• What is needed
Starting at the line that contains "Reproduce this diagram with TikZ." and stopping at the line that contains "arc[start angle=#2, end", copy every line exactly, both ends included, without the pictures.
___ Given records
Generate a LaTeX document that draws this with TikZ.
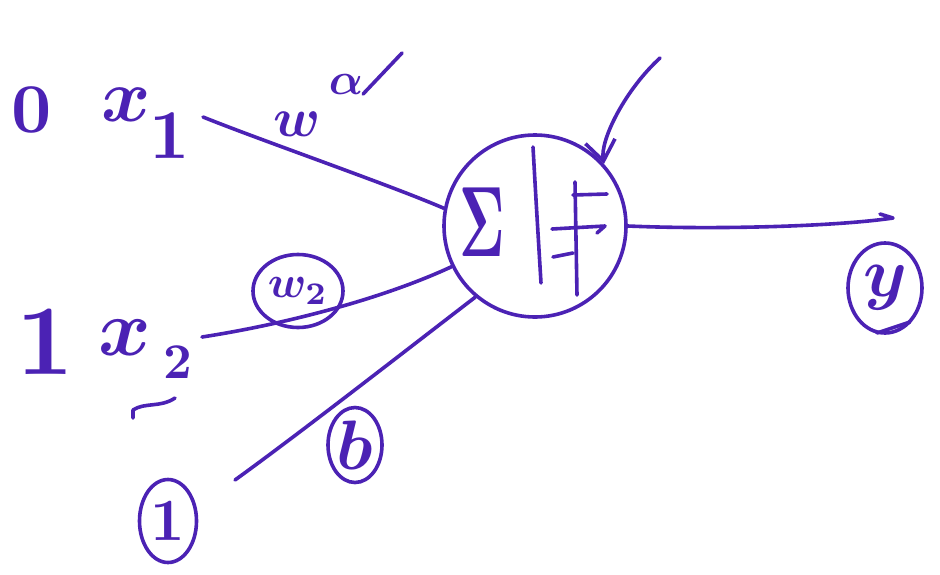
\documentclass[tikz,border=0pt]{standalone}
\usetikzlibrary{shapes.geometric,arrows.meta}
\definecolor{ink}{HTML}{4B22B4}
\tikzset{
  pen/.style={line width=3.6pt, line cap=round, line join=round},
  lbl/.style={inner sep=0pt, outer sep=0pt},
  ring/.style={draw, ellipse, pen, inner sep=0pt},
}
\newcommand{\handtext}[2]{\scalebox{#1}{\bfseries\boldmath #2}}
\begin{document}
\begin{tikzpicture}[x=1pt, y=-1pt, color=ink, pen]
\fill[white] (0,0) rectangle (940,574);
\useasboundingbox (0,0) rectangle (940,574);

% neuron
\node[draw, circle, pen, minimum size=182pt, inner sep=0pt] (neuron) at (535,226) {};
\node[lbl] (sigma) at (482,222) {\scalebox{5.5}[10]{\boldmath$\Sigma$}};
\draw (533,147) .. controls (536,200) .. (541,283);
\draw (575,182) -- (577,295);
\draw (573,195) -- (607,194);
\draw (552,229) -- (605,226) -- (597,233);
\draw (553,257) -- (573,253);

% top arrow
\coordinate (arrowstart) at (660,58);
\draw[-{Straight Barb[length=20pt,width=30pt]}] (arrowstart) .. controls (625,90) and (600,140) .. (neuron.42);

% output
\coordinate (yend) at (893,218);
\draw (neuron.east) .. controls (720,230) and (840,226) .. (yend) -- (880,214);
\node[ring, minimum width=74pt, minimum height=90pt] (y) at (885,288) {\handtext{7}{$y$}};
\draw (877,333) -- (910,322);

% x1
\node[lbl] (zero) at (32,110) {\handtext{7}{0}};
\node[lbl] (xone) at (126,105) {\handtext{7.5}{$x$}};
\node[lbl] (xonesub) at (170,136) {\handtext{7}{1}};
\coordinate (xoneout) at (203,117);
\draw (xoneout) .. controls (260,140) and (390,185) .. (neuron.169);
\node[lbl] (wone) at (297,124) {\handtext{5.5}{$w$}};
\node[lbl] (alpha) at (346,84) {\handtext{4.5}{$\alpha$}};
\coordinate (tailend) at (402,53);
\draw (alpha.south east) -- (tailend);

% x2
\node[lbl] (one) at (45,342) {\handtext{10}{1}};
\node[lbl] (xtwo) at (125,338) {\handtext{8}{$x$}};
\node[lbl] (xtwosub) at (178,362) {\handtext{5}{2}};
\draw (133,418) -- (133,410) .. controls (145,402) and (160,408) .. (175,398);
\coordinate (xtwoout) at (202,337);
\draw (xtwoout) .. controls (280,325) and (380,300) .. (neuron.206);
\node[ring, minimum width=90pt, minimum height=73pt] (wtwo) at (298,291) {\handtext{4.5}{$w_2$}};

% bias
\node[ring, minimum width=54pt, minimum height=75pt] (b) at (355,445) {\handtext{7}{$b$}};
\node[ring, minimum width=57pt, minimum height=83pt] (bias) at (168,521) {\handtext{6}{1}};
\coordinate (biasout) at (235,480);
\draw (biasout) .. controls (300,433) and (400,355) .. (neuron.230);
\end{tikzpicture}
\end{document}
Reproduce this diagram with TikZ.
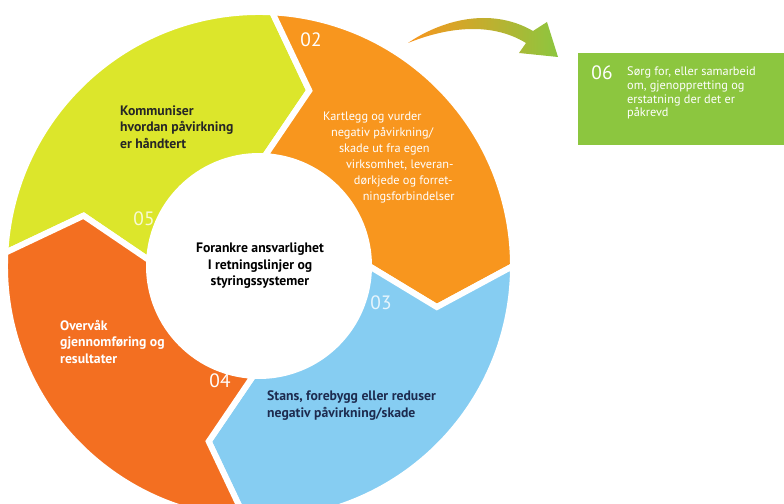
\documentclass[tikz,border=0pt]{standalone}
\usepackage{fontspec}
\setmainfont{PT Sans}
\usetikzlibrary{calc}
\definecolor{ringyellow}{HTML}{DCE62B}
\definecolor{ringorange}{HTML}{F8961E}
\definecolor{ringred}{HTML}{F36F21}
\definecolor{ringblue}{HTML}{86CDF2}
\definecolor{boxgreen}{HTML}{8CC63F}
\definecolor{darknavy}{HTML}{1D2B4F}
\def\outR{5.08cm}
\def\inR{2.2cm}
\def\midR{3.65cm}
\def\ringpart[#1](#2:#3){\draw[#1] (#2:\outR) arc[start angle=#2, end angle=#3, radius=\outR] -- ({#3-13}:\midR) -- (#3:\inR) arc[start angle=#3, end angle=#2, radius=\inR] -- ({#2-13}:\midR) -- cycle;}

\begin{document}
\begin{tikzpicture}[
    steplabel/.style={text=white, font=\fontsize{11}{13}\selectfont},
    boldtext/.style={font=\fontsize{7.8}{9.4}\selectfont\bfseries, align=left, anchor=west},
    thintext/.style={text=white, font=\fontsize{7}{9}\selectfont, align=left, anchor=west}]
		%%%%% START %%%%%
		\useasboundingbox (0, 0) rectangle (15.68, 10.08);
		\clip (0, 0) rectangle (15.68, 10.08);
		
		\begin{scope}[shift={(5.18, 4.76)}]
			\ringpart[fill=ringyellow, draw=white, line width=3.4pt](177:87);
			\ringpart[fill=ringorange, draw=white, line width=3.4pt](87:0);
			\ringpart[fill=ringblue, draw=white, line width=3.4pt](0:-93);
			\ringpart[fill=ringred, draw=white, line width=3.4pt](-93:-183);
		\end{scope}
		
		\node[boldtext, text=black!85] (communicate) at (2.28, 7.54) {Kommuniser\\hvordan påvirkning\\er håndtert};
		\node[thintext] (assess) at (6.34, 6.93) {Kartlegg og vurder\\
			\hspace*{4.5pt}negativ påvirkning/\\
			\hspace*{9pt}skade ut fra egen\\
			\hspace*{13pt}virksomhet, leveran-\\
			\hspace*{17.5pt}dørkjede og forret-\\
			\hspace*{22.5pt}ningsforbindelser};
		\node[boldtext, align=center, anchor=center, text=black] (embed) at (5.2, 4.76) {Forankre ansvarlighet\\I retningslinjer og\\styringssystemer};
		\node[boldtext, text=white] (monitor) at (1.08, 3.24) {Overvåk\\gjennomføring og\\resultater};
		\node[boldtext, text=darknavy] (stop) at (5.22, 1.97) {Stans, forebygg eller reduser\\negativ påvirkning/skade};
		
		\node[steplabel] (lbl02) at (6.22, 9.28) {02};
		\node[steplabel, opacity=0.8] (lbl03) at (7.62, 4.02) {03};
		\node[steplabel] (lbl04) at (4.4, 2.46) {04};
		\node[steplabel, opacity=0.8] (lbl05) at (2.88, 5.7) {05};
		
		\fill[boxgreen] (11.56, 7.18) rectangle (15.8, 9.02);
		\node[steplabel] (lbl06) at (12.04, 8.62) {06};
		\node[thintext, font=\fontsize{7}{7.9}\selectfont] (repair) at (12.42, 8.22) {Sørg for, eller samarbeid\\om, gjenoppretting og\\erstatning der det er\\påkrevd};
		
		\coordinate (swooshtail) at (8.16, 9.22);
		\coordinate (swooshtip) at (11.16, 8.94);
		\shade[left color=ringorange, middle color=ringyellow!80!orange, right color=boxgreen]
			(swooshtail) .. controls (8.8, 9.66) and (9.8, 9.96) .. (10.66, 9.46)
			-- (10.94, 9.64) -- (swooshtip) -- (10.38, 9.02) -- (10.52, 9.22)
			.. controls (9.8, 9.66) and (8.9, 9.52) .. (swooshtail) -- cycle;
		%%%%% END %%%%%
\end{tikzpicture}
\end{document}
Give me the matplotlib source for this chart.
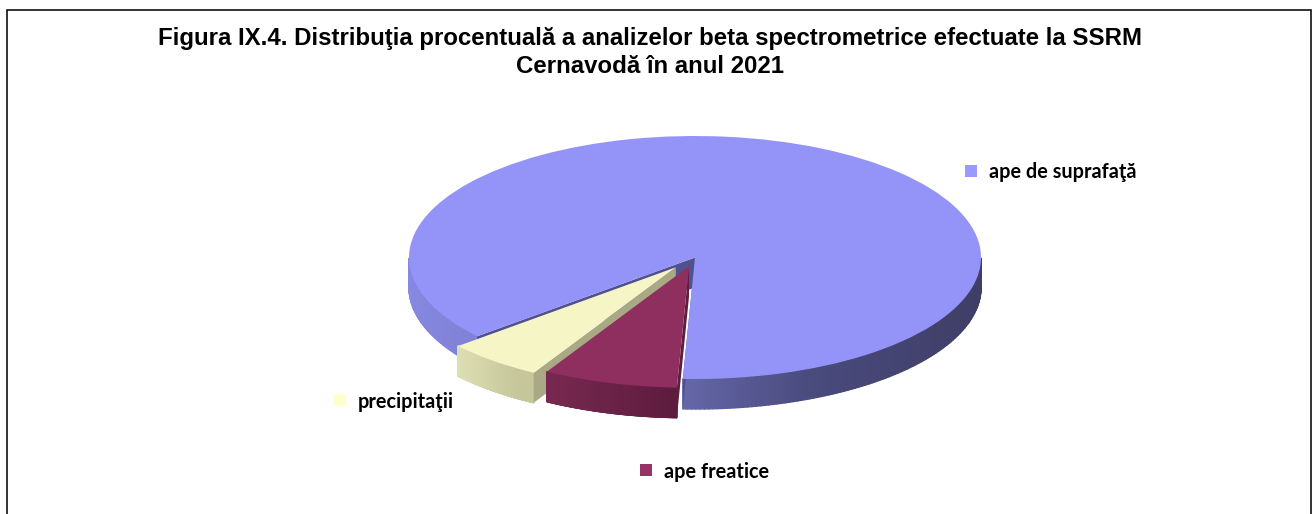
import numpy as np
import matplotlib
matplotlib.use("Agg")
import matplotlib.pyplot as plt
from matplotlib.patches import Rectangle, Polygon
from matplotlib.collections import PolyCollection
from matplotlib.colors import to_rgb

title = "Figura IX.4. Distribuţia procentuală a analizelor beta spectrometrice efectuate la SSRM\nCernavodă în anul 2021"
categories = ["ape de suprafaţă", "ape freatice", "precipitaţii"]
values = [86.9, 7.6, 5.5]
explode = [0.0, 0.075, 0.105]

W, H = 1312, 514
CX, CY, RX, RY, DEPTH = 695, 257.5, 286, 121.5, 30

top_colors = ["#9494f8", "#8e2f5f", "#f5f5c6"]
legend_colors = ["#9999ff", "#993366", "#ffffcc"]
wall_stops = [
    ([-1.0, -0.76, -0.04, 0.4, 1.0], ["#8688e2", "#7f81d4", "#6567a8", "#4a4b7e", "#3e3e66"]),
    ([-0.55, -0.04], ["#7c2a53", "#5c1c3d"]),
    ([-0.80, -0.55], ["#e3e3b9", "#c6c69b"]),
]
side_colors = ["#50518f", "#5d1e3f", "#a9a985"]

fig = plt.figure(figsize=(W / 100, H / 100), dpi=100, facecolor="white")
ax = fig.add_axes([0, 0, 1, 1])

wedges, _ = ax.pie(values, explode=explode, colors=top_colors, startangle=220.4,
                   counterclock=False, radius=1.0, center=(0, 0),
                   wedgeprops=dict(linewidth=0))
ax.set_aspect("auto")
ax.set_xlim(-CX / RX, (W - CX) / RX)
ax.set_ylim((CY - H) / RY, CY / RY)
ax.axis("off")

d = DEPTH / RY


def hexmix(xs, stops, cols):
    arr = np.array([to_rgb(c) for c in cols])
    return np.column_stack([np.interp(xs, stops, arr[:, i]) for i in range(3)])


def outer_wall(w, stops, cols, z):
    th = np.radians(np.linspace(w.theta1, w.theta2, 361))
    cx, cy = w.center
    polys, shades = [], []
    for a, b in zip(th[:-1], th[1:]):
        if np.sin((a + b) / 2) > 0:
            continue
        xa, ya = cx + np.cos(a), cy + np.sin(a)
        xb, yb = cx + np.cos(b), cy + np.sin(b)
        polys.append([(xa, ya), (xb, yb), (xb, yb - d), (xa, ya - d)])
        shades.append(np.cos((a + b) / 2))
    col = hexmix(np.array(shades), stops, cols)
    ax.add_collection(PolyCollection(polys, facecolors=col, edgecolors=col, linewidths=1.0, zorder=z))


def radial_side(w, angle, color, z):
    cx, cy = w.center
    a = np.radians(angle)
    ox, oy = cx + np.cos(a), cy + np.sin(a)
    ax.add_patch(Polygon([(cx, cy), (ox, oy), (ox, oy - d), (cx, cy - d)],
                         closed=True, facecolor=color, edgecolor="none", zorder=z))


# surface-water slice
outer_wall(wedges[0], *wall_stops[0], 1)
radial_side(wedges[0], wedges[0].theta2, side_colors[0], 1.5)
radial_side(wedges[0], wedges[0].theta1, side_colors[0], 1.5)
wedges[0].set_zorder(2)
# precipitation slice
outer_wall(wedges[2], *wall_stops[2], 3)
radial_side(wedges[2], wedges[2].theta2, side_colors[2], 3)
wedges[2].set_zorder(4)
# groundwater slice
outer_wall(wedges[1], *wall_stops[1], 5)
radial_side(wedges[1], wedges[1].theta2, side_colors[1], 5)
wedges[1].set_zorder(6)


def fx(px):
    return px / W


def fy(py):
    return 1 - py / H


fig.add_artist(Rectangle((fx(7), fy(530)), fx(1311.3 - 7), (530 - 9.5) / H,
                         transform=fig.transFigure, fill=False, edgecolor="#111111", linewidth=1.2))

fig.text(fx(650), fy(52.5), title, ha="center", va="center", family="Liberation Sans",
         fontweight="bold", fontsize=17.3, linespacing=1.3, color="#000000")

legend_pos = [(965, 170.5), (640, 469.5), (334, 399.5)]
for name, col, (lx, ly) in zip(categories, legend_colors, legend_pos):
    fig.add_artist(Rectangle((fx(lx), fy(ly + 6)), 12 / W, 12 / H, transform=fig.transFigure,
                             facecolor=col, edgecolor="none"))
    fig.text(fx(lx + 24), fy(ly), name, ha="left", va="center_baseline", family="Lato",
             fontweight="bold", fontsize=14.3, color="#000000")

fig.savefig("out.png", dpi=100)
______
• Answer for the task
Reproduce this diagram with TikZ.
\documentclass[tikz,border=0pt]{standalone}
\usepackage{fontspec}
\setmainfont{PT Sans}
\usetikzlibrary{calc}
\definecolor{ringyellow}{HTML}{DCE62B}
\definecolor{ringorange}{HTML}{F8961E}
\definecolor{ringred}{HTML}{F36F21}
\definecolor{ringblue}{HTML}{86CDF2}
\definecolor{boxgreen}{HTML}{8CC63F}
\definecolor{darknavy}{HTML}{1D2B4F}
\def\outR{5.08cm}
\def\inR{2.2cm}
\def\midR{3.65cm}
\def\ringpart[#1](#2:#3){\draw[#1] (#2:\outR) arc[start angle=#2, end angle=#3, radius=\outR] -- ({#3-13}:\midR) -- (#3:\inR) arc[start angle=#3, end angle=#2, radius=\inR] -- ({#2-13}:\midR) -- cycle;}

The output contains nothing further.